When should a buyer walk away instead of restructuring?
Walk away when job-level margin cannot be reconstructed, the seller is the only estimator, crew leads are not committed to stay, deposits are not reconciled to open work, and subcontractor insurance is missing. Any one problem can be priced or structured. Together, they mean the buyer is acquiring undocumented production risk.
What is the best sign a painting company is truly transferable?

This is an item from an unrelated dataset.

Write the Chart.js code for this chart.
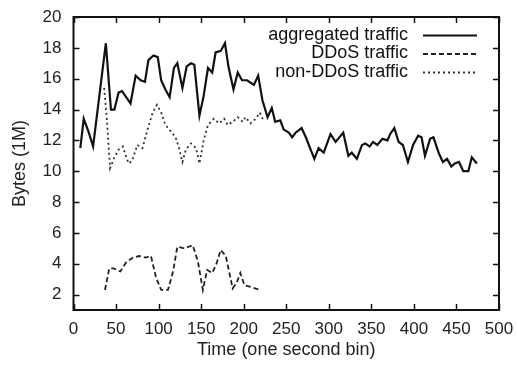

The best sign is a closed-loop job file: lead source, estimate, signed scope, deposit, scheduled crew, actual labor, materials, subs, change orders, completion, callback history, final collection, and gross margin. If that file exists across ordinary jobs, the buyer can underwrite a production system. If it does not, the buyer is relying on the seller's memory. The second-best sign is that someone other than the seller can explain the file. A crew lead, production manager, or estimator who understands the margin story is evidence that operating knowledge has moved below the owner.
What is the most underrated diligence request?
The estimate log. It shows lead source, estimator, quoted price, close rate, won/lost reason, job size, and expected margin. A buyer can use it to separate real demand from seller charisma, test whether marketing spend produces profitable work, and model what happens when a replacement estimator takes over. It also reveals whether certain lead sources create low-margin jobs and whether ordinary repaint demand can support the model after the seller exits. If the seller cannot export or reconstruct it, the buyer should lower confidence in every pipeline and backlog claim. That skepticism should show up in price, structure, or both, especially when acquisition debt leaves little room for first-season misses, callback leakage, or working-capital surprises.
Methodology
This playbook maps the Q2 2026 Painting Atlas to the Acquidex four-pillar framework. Market-rate context uses painting-specific advisor ranges, adjacent BizBuySell construction comps, and IBISWorld market-size data. It is not investment, tax, legal, or accounting advice.